**Task description:**
What are the lines from the one with "Write a LaTeX" through the one with "(part2) at (371,510)", inclusive? Output them exactly, and leave out the pictures.

**Information given:**
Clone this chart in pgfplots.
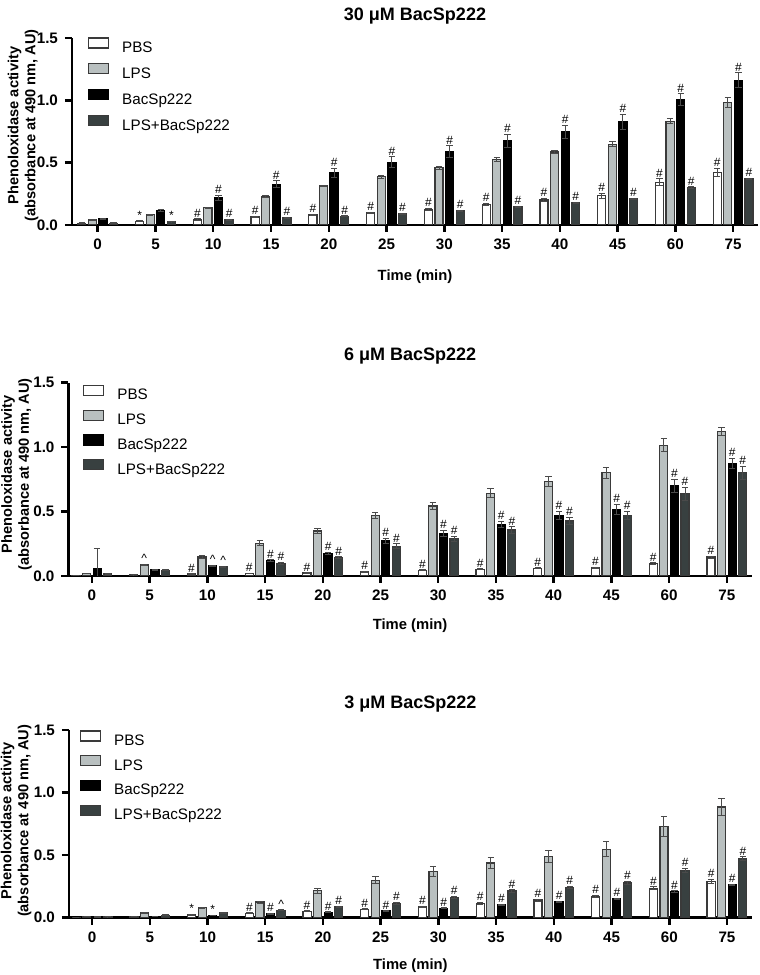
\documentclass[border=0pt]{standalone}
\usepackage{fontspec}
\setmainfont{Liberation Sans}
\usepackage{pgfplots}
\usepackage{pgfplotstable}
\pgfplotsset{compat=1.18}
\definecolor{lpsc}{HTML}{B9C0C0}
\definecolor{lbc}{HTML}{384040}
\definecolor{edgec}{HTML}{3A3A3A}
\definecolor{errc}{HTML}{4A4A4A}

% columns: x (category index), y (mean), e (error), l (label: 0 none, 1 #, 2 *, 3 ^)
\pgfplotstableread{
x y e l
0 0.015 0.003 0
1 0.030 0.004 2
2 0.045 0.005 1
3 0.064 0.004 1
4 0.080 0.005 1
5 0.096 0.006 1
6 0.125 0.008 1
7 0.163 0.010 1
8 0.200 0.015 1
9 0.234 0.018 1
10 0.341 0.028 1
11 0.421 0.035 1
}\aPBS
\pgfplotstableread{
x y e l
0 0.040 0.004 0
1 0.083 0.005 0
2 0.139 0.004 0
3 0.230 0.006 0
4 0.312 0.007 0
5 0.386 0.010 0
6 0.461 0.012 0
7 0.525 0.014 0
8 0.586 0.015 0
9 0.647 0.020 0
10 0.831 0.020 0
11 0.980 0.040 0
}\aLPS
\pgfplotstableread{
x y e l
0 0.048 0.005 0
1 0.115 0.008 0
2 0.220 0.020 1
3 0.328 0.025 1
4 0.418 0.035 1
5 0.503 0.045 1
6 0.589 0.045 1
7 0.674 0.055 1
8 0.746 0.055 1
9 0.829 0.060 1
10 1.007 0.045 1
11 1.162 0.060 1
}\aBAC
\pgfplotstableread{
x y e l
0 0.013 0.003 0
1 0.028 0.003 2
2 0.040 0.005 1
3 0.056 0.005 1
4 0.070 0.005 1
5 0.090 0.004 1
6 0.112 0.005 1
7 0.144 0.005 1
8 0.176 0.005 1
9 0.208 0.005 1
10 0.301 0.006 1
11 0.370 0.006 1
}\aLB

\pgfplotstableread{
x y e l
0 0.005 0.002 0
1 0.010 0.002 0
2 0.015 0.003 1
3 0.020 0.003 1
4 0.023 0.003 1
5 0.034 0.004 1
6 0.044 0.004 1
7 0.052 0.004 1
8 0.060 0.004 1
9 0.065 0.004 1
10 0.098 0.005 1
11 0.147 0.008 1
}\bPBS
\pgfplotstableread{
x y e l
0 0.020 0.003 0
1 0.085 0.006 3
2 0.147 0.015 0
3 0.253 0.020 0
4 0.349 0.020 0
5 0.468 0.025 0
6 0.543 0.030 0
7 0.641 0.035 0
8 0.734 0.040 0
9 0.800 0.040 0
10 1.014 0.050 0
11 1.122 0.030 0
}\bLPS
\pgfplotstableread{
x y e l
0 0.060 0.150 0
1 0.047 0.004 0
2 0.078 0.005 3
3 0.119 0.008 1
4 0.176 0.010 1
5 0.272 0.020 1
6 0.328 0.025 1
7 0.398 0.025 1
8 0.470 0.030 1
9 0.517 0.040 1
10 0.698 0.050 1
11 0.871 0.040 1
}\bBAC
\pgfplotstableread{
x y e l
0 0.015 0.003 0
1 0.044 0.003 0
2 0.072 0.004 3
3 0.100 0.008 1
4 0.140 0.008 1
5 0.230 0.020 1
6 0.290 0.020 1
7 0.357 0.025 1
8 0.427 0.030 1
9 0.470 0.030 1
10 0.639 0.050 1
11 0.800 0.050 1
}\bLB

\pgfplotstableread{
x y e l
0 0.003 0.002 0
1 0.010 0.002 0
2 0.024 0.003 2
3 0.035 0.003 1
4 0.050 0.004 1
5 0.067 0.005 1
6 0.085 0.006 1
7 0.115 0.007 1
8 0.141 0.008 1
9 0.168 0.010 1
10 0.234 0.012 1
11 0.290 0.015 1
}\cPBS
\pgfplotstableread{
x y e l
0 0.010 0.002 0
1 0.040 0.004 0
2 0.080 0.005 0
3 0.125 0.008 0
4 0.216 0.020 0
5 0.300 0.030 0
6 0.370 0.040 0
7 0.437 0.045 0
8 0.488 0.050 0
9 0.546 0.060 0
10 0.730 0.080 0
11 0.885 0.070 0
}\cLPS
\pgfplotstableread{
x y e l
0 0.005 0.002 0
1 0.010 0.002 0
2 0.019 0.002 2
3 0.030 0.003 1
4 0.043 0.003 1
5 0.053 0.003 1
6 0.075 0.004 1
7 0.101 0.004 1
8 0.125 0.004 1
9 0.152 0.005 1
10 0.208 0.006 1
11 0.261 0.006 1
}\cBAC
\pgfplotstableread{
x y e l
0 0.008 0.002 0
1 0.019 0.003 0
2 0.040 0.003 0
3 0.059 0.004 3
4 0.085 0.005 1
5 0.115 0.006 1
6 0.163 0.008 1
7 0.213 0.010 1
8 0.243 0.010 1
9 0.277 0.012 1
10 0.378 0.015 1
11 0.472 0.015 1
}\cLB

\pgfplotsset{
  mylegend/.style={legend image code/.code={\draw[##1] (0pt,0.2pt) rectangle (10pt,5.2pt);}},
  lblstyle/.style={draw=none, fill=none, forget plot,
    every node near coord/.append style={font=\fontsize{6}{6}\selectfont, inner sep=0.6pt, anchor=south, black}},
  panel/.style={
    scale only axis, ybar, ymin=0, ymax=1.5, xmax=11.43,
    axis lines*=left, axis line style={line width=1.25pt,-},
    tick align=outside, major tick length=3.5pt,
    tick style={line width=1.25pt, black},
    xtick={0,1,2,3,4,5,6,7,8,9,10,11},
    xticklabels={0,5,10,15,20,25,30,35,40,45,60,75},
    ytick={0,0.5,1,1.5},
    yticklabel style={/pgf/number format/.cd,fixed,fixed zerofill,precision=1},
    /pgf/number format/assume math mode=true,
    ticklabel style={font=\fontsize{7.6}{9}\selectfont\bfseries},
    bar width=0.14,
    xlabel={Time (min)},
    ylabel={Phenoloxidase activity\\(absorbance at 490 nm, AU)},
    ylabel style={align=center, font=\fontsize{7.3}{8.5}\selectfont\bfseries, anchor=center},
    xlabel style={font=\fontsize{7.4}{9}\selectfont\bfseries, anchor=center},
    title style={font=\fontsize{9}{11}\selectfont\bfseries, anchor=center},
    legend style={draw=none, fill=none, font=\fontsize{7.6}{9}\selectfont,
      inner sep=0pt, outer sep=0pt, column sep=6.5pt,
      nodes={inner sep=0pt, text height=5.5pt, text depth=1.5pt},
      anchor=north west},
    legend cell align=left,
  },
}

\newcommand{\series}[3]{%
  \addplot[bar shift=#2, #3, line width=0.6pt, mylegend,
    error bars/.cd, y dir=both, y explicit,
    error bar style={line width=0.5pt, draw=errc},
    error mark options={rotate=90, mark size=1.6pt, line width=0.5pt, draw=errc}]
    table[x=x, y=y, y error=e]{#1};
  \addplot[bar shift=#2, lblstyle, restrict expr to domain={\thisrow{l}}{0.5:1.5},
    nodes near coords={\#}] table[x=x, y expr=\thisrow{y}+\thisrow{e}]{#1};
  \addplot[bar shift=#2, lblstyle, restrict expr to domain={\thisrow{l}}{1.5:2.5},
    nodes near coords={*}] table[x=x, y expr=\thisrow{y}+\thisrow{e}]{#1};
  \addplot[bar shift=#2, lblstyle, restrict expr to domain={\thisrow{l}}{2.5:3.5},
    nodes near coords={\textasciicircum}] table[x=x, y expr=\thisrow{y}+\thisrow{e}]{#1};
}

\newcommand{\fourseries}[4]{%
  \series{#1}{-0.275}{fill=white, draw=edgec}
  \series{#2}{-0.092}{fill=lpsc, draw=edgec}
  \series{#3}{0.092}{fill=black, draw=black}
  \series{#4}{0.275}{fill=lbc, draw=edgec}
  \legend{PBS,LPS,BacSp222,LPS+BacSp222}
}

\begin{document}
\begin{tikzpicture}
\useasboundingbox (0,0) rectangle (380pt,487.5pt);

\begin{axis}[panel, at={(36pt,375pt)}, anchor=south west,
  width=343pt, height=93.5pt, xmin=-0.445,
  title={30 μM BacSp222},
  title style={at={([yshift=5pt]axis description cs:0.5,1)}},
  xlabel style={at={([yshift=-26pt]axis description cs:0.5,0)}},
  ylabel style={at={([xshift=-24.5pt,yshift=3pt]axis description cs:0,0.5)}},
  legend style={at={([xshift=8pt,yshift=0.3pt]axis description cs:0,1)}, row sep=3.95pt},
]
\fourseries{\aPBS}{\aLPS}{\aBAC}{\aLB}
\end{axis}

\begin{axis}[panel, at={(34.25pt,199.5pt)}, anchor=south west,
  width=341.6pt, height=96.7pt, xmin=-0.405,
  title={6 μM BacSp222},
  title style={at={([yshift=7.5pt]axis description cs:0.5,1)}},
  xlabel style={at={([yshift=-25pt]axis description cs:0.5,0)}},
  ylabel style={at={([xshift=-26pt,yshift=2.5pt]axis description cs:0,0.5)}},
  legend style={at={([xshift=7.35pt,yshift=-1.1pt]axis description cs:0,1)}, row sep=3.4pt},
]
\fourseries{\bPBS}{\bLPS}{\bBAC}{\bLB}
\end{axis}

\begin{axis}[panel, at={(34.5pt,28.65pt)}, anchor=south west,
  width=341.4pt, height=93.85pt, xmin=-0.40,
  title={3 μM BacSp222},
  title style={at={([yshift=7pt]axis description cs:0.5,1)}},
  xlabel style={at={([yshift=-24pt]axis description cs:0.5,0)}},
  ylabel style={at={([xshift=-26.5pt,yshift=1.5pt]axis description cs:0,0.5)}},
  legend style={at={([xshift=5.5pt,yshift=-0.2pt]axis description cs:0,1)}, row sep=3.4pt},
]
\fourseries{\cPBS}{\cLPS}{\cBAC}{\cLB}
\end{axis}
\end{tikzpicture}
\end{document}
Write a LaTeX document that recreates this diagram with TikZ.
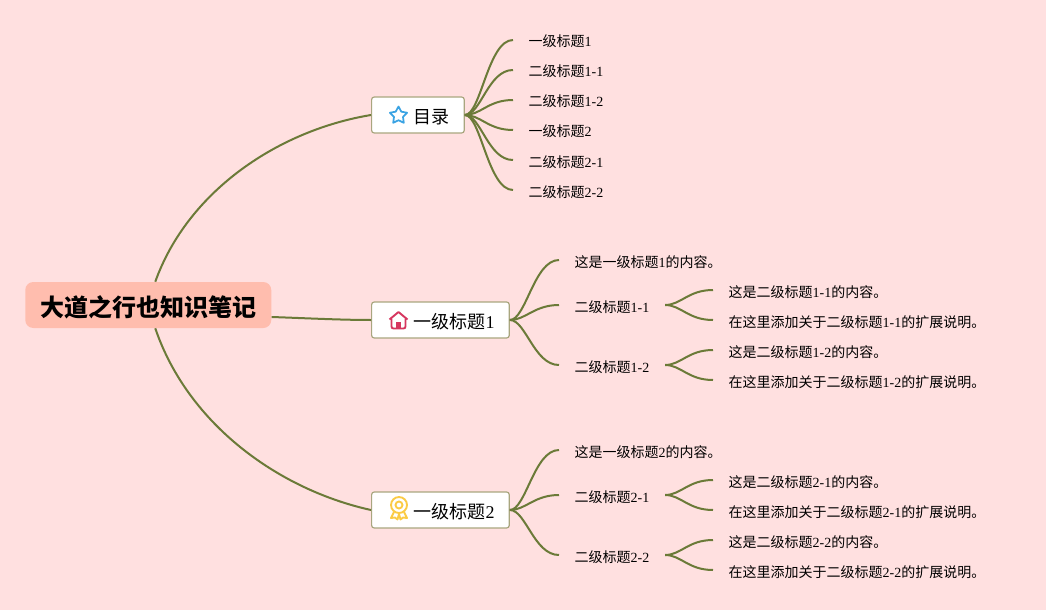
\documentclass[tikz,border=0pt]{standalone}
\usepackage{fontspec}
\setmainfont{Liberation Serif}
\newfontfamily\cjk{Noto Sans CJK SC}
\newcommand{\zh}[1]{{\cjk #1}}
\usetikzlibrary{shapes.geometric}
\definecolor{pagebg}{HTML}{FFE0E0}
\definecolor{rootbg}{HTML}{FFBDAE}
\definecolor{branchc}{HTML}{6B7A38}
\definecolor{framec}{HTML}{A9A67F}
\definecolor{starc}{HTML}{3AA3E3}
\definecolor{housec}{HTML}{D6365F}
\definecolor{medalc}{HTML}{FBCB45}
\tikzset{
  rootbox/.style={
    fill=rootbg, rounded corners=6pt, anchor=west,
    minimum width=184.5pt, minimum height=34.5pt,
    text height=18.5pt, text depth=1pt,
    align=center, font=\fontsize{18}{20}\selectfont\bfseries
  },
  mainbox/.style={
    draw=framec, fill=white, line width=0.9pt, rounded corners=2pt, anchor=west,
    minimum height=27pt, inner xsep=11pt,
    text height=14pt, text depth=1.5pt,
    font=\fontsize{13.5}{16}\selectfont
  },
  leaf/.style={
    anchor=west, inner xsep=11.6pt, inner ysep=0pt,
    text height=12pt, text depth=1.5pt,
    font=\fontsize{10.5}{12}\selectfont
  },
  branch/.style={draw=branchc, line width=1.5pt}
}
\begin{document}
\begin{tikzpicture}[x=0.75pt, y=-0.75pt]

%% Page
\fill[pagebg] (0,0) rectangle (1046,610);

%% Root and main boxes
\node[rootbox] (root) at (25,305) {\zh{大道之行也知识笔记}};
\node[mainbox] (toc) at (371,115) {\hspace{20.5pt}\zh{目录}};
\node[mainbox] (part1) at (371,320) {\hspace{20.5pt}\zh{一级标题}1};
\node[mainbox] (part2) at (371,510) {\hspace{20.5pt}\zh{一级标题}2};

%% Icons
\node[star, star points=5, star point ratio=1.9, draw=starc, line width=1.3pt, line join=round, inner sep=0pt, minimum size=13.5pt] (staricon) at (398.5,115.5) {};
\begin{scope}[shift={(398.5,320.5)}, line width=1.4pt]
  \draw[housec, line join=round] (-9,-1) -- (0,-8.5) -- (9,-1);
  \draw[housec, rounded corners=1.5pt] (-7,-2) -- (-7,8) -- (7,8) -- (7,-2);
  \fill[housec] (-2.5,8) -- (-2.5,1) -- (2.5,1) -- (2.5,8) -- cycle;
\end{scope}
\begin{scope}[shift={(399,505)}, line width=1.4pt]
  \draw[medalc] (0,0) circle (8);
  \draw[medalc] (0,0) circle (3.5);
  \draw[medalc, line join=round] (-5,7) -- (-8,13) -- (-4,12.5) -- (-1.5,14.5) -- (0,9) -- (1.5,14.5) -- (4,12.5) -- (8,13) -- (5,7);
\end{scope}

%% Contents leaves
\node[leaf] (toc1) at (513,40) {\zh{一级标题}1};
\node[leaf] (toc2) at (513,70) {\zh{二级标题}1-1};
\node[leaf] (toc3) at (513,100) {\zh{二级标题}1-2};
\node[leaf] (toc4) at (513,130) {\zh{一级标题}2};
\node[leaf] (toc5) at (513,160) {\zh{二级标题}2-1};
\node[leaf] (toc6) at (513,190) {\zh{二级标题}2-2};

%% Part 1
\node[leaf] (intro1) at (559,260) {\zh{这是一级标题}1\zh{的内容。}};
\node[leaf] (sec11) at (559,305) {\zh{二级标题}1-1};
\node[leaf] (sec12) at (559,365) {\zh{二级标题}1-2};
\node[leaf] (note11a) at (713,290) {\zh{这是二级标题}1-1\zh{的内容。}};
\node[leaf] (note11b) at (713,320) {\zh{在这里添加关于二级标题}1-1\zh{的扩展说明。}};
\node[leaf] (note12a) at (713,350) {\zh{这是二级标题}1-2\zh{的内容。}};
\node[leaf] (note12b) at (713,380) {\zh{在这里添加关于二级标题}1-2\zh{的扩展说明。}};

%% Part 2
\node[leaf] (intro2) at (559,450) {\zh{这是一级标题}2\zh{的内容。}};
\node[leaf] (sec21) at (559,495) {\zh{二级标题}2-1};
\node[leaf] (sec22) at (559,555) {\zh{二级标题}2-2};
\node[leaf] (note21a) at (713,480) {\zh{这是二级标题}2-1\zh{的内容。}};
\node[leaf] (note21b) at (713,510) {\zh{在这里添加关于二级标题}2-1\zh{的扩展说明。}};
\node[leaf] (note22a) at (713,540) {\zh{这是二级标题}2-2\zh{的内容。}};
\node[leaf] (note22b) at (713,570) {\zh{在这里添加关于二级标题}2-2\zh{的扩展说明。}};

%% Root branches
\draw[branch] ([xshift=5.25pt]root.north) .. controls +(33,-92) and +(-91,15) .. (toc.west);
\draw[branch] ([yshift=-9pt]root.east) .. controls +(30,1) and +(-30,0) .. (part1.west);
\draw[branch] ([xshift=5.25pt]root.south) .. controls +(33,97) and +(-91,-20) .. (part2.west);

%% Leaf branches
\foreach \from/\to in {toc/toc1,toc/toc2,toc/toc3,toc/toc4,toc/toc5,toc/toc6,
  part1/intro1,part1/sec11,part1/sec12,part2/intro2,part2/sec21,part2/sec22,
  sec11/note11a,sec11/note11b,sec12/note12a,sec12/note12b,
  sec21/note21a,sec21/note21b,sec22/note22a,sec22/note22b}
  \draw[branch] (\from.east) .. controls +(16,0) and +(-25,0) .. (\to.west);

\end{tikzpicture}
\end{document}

**The result:**
Write a LaTeX document that recreates this diagram with TikZ.
\documentclass[tikz,border=0pt]{standalone}
\usepackage{fontspec}
\setmainfont{Liberation Serif}
\newfontfamily\cjk{Noto Sans CJK SC}
\newcommand{\zh}[1]{{\cjk #1}}
\usetikzlibrary{shapes.geometric}
\definecolor{pagebg}{HTML}{FFE0E0}
\definecolor{rootbg}{HTML}{FFBDAE}
\definecolor{branchc}{HTML}{6B7A38}
\definecolor{framec}{HTML}{A9A67F}
\definecolor{starc}{HTML}{3AA3E3}
\definecolor{housec}{HTML}{D6365F}
\definecolor{medalc}{HTML}{FBCB45}
\tikzset{
  rootbox/.style={
    fill=rootbg, rounded corners=6pt, anchor=west,
    minimum width=184.5pt, minimum height=34.5pt,
    text height=18.5pt, text depth=1pt,
    align=center, font=\fontsize{18}{20}\selectfont\bfseries
  },
  mainbox/.style={
    draw=framec, fill=white, line width=0.9pt, rounded corners=2pt, anchor=west,
    minimum height=27pt, inner xsep=11pt,
    text height=14pt, text depth=1.5pt,
    font=\fontsize{13.5}{16}\selectfont
  },
  leaf/.style={
    anchor=west, inner xsep=11.6pt, inner ysep=0pt,
    text height=12pt, text depth=1.5pt,
    font=\fontsize{10.5}{12}\selectfont
  },
  branch/.style={draw=branchc, line width=1.5pt}
}
\begin{document}
\begin{tikzpicture}[x=0.75pt, y=-0.75pt]

%% Page
\fill[pagebg] (0,0) rectangle (1046,610);

%% Root and main boxes
\node[rootbox] (root) at (25,305) {\zh{大道之行也知识笔记}};
\node[mainbox] (toc) at (371,115) {\hspace{20.5pt}\zh{目录}};
\node[mainbox] (part1) at (371,320) {\hspace{20.5pt}\zh{一级标题}1};
\node[mainbox] (part2) at (371,510) {\hspace{20.5pt}\zh{一级标题}2};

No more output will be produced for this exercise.